* [What is asked]: List, from the lines below, each one with "this" in it.

* [Information given]:
::::::::::
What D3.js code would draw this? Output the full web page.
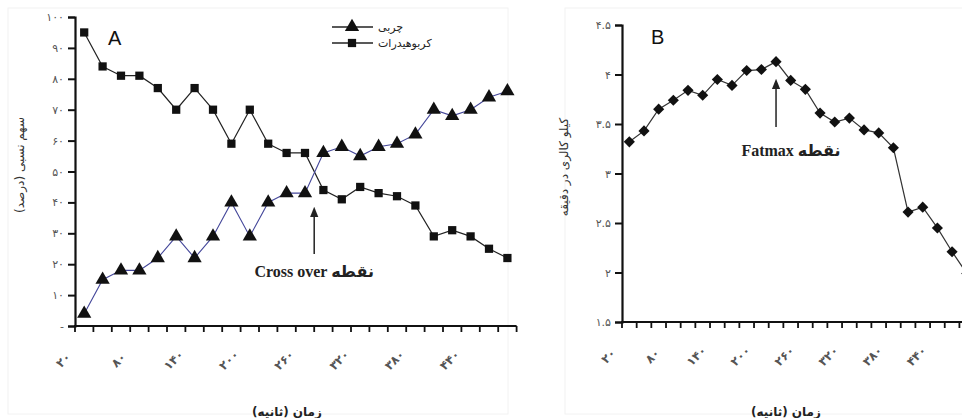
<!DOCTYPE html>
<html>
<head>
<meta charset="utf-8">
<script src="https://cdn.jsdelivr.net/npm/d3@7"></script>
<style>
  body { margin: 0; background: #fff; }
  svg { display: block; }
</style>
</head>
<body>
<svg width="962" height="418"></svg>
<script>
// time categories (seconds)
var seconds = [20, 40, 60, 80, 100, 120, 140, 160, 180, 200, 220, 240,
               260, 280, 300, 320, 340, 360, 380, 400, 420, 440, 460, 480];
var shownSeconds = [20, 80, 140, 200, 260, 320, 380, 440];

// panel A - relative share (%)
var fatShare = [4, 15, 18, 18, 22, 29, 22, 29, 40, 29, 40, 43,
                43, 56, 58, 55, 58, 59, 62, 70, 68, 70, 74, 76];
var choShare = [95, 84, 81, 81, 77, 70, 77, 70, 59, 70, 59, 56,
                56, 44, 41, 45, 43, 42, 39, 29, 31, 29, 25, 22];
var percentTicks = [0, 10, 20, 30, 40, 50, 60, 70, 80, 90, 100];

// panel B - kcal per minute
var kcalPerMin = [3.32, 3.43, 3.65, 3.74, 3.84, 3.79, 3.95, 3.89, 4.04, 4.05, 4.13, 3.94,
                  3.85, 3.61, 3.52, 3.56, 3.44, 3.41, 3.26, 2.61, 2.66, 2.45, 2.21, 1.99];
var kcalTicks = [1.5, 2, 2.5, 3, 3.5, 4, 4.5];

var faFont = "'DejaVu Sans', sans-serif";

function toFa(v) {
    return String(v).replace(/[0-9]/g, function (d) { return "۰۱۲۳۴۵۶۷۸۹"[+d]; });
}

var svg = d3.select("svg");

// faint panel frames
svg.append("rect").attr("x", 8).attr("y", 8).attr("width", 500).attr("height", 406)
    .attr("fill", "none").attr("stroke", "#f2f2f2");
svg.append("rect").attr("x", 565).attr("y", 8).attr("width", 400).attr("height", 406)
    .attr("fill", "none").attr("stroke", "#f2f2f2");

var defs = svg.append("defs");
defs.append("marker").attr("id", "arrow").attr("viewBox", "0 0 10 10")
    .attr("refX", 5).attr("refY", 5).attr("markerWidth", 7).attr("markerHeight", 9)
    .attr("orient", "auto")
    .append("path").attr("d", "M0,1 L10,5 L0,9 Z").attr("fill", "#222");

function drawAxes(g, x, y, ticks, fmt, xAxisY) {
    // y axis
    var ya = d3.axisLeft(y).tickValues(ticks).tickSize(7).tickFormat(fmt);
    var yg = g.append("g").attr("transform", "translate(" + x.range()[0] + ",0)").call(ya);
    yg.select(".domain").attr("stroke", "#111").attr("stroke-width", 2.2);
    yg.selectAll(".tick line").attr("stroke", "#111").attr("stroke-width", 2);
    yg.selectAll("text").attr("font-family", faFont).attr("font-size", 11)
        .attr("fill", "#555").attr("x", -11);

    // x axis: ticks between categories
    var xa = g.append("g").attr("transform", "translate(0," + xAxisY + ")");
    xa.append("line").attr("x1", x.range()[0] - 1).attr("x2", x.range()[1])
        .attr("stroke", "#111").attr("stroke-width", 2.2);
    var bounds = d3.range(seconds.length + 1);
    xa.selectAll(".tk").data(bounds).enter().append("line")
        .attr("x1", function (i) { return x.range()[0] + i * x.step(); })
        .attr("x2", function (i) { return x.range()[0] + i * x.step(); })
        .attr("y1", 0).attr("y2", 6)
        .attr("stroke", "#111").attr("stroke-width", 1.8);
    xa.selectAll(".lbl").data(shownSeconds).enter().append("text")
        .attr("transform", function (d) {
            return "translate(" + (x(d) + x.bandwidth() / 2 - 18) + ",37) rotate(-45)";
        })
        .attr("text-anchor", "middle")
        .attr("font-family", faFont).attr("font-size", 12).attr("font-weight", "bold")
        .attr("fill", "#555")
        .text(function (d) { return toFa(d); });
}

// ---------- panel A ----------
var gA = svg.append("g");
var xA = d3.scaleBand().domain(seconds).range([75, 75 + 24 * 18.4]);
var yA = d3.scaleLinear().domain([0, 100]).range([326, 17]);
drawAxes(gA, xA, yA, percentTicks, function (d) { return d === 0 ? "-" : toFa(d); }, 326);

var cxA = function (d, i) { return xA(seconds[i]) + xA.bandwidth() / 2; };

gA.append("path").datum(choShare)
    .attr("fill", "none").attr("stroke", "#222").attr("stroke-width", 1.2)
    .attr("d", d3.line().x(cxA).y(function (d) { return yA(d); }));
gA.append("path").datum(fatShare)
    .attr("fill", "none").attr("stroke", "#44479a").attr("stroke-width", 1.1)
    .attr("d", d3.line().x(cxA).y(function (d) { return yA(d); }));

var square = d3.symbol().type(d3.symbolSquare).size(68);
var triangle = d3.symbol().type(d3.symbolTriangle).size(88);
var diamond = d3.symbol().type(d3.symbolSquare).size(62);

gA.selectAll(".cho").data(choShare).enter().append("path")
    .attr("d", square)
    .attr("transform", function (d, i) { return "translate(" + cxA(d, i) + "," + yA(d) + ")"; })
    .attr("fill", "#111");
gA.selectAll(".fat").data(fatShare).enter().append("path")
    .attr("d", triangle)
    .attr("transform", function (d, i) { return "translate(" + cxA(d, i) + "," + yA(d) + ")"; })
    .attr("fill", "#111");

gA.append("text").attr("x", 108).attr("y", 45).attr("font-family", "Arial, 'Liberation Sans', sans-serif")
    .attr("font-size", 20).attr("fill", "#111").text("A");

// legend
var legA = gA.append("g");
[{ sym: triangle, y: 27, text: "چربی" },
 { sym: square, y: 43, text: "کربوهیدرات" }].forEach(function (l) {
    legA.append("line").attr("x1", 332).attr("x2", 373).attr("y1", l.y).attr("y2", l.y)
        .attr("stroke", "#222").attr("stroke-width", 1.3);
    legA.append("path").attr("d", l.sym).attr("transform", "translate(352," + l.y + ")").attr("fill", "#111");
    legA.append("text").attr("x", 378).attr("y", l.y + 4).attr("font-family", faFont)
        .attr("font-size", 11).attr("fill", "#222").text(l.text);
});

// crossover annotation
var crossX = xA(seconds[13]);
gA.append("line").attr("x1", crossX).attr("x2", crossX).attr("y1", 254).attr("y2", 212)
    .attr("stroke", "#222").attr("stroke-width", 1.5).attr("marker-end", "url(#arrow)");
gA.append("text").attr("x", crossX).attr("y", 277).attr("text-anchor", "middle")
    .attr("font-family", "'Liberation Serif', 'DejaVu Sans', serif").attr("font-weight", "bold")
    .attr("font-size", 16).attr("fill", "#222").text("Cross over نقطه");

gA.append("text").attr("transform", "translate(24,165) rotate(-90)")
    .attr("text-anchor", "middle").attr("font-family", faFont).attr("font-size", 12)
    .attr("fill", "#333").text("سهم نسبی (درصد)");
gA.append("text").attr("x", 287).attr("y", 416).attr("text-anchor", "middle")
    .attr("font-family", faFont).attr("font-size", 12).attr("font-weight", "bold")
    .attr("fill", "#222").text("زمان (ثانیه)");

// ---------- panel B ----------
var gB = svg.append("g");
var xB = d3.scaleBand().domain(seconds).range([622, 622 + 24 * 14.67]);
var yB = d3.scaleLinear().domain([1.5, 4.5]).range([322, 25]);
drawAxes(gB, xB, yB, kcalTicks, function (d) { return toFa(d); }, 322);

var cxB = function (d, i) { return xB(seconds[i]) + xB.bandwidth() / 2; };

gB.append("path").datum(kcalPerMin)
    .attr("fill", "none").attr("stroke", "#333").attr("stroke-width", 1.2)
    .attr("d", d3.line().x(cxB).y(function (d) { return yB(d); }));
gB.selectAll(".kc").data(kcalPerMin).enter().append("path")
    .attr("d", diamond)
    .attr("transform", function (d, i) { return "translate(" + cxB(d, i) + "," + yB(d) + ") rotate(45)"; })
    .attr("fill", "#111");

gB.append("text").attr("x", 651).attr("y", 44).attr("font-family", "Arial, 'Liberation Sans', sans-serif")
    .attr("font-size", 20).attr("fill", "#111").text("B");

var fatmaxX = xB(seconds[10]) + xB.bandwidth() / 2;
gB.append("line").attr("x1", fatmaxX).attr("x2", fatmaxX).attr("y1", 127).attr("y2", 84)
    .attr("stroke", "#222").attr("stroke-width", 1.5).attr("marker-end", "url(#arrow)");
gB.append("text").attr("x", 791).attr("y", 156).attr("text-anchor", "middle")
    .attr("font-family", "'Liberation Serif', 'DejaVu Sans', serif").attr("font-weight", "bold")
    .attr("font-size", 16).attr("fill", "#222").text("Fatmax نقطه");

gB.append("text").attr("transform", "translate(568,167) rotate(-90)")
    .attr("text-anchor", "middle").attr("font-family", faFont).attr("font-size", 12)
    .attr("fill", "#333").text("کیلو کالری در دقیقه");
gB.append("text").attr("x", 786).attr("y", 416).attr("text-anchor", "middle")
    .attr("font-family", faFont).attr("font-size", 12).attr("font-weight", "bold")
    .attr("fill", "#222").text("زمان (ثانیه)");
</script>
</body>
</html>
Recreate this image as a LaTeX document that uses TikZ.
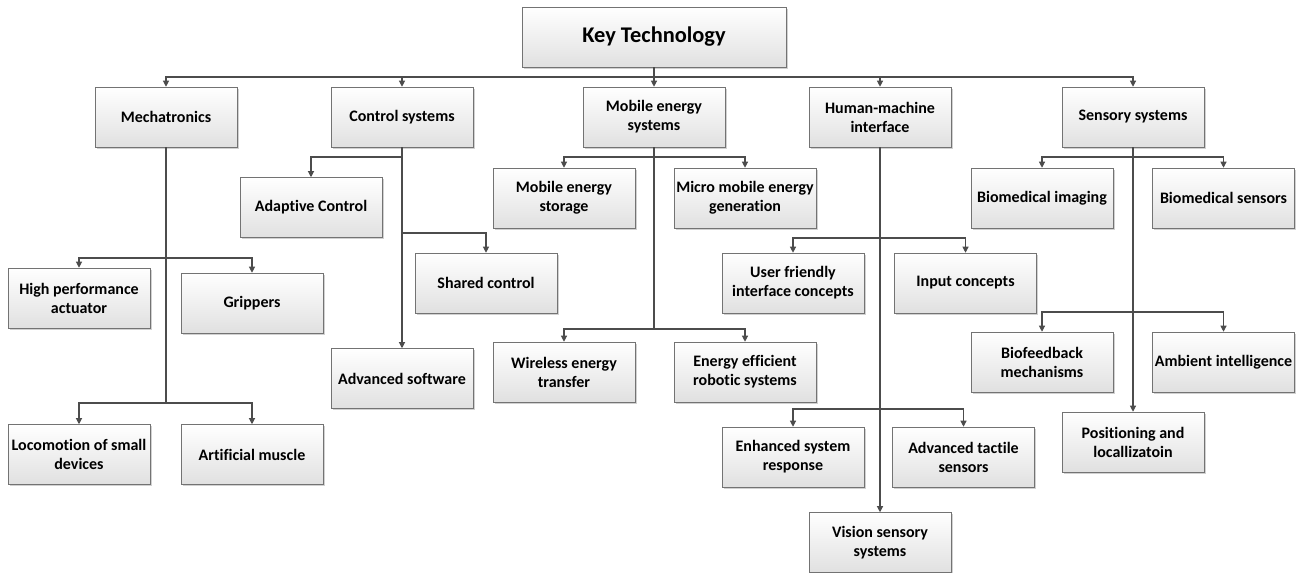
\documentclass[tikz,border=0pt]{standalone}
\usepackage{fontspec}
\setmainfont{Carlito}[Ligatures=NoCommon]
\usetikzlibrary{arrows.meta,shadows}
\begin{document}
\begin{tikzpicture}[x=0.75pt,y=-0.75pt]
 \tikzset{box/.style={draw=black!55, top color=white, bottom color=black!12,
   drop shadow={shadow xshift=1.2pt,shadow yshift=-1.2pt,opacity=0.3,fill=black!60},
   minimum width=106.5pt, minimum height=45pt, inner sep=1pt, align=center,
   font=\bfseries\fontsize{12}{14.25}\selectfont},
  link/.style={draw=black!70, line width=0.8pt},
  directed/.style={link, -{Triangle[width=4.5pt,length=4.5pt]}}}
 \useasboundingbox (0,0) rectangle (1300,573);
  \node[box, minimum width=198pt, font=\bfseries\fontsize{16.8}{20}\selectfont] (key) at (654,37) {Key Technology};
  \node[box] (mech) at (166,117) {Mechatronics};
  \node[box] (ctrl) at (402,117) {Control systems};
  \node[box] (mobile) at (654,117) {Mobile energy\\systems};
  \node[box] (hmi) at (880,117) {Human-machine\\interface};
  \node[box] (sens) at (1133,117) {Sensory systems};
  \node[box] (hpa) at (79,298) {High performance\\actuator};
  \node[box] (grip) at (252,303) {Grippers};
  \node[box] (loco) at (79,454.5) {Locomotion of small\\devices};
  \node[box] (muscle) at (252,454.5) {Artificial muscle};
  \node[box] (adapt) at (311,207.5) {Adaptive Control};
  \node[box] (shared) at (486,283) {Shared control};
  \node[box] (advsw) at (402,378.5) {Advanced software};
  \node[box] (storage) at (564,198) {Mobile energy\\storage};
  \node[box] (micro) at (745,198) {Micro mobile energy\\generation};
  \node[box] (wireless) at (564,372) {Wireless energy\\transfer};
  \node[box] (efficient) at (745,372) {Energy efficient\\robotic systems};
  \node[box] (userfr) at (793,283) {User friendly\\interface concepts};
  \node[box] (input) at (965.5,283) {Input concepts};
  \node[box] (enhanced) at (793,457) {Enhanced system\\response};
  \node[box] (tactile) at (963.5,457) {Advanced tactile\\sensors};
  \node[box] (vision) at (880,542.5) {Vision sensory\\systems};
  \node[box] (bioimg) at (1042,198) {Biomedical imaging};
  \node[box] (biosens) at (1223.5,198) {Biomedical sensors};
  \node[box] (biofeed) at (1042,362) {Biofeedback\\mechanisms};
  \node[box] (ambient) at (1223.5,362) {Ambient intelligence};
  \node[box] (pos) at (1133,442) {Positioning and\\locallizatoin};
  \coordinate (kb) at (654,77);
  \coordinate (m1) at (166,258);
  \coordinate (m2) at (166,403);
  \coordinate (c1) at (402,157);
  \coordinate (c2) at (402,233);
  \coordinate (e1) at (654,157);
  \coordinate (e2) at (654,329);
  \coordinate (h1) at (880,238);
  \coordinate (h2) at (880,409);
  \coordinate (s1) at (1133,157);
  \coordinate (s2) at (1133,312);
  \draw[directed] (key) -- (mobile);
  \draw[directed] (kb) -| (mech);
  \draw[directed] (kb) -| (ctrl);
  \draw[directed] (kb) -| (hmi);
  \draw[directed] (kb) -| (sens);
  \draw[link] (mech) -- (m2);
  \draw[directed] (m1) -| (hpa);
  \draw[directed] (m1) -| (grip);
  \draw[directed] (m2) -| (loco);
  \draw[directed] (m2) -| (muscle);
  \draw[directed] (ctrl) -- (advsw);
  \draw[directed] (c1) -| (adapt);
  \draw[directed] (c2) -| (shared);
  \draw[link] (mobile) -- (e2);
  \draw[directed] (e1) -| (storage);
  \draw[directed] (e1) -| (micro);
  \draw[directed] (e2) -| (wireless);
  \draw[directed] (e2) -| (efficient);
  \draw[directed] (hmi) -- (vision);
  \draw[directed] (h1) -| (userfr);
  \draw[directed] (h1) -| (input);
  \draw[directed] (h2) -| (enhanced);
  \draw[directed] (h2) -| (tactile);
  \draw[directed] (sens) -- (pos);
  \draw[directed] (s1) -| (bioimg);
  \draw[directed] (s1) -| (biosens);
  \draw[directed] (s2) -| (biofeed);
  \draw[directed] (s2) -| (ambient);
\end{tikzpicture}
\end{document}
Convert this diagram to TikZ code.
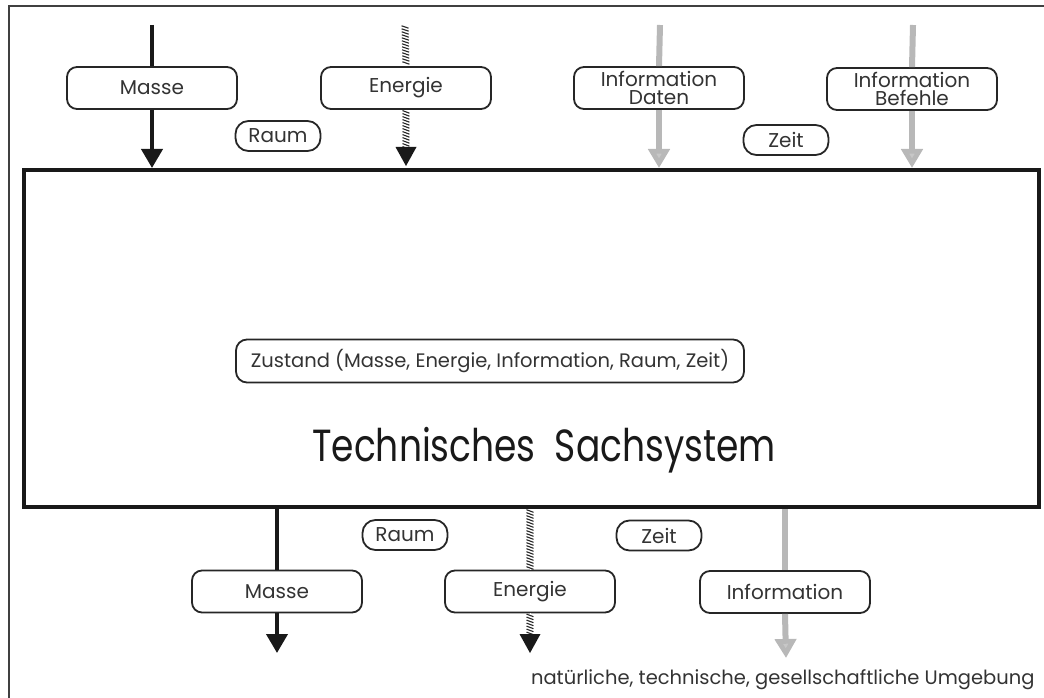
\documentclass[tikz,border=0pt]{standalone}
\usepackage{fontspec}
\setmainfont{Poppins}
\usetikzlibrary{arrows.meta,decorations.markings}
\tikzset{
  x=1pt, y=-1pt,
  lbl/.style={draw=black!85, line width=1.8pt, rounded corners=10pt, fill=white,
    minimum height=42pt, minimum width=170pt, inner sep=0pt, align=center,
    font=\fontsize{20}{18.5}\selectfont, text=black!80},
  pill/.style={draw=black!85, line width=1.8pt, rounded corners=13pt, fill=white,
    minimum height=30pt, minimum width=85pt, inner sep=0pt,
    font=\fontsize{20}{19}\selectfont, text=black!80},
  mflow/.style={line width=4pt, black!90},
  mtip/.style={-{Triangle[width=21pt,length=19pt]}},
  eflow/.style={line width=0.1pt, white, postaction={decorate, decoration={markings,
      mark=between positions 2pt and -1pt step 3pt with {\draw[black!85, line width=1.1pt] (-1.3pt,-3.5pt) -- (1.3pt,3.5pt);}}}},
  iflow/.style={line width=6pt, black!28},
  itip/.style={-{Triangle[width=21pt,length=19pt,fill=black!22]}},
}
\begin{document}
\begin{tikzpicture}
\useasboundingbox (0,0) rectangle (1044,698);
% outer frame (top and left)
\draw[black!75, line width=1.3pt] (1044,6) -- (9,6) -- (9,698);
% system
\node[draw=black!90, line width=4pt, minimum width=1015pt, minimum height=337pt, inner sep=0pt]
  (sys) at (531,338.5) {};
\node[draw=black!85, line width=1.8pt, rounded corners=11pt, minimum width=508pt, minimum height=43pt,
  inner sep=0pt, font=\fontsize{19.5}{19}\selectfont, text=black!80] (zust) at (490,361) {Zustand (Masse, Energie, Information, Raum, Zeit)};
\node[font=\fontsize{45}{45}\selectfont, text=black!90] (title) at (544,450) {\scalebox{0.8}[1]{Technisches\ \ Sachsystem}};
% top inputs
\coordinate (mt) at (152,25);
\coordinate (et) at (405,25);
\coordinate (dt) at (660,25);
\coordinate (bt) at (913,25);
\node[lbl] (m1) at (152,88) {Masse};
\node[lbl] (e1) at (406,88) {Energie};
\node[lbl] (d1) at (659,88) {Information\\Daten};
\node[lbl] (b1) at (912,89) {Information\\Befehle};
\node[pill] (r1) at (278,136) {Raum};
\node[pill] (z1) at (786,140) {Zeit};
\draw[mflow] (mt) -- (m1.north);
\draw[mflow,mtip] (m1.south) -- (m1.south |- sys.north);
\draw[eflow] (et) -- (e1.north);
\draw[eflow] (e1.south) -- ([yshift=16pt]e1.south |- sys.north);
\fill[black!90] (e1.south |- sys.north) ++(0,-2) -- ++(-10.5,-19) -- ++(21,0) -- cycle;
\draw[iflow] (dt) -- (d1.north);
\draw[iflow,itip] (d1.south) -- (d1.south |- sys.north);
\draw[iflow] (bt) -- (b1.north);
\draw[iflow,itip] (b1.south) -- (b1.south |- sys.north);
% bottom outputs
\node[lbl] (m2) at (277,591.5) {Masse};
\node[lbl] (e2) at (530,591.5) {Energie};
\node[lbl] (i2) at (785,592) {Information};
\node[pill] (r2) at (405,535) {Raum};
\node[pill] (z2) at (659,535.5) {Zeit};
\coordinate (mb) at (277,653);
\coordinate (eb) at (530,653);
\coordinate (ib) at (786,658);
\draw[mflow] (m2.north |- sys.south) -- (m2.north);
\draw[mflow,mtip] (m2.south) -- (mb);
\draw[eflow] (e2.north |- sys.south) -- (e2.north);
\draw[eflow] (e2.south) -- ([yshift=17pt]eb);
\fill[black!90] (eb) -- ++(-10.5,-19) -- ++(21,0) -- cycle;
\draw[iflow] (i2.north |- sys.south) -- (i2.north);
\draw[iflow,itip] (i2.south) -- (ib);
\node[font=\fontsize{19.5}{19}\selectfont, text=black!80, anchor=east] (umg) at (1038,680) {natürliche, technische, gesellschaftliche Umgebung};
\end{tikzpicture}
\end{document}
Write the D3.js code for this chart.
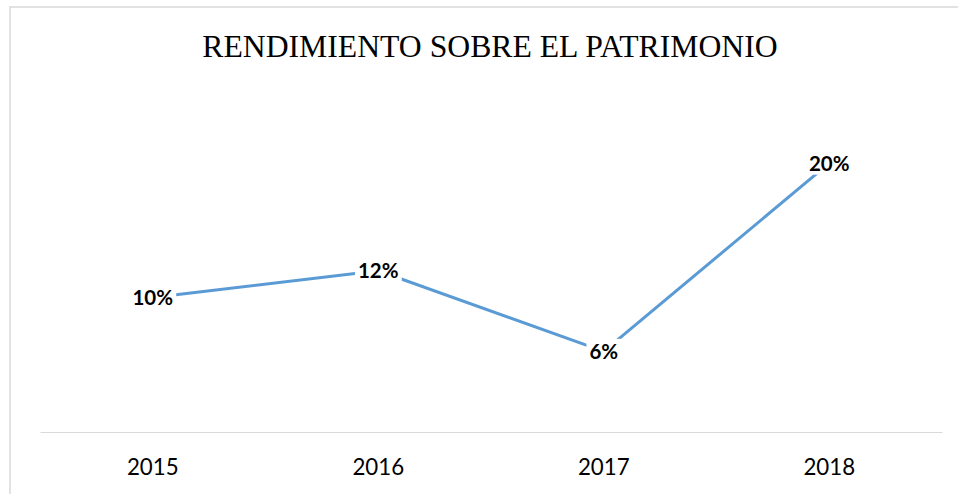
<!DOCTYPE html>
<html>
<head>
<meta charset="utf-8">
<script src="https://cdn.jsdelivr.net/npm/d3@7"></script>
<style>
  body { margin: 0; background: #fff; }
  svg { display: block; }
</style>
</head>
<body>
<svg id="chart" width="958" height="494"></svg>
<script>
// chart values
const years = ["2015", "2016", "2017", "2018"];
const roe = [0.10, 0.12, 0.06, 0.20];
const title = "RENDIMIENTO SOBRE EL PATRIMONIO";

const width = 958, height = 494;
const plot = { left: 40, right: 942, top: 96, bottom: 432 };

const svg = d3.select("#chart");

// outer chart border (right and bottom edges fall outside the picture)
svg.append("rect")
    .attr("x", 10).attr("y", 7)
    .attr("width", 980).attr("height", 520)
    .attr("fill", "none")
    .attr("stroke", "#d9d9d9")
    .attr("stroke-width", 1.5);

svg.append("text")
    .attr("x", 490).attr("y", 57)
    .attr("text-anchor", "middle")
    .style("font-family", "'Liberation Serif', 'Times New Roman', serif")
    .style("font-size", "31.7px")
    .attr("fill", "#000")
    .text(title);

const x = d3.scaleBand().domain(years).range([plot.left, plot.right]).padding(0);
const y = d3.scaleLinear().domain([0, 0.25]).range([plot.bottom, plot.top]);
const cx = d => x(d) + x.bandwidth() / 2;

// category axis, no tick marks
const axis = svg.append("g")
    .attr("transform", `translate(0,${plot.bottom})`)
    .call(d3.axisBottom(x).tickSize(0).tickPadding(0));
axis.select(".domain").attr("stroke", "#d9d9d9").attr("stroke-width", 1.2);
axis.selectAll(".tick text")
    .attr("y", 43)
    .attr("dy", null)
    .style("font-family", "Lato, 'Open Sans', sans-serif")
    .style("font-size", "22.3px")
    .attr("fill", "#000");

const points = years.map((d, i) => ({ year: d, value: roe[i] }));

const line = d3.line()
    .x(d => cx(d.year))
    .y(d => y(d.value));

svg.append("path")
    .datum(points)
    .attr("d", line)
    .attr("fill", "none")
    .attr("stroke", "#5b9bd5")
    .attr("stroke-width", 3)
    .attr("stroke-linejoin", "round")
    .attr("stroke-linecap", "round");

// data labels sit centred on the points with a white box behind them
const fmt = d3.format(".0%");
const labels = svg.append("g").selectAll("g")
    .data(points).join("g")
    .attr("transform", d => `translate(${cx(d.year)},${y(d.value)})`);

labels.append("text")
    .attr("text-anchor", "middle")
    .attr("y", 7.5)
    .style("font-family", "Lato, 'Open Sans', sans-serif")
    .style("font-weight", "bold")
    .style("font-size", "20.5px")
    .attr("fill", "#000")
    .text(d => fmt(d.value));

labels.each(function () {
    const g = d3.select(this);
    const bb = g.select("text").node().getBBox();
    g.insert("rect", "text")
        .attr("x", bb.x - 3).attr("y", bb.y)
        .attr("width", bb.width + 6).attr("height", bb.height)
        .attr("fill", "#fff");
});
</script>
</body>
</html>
::::::::::
* [Response]:
What D3.js code would draw this? Output the full web page.
Recreate this image as a LaTeX document that uses TikZ.
Convert this diagram to TikZ code.
Write the D3.js code for this chart.
    const g = d3.select(this);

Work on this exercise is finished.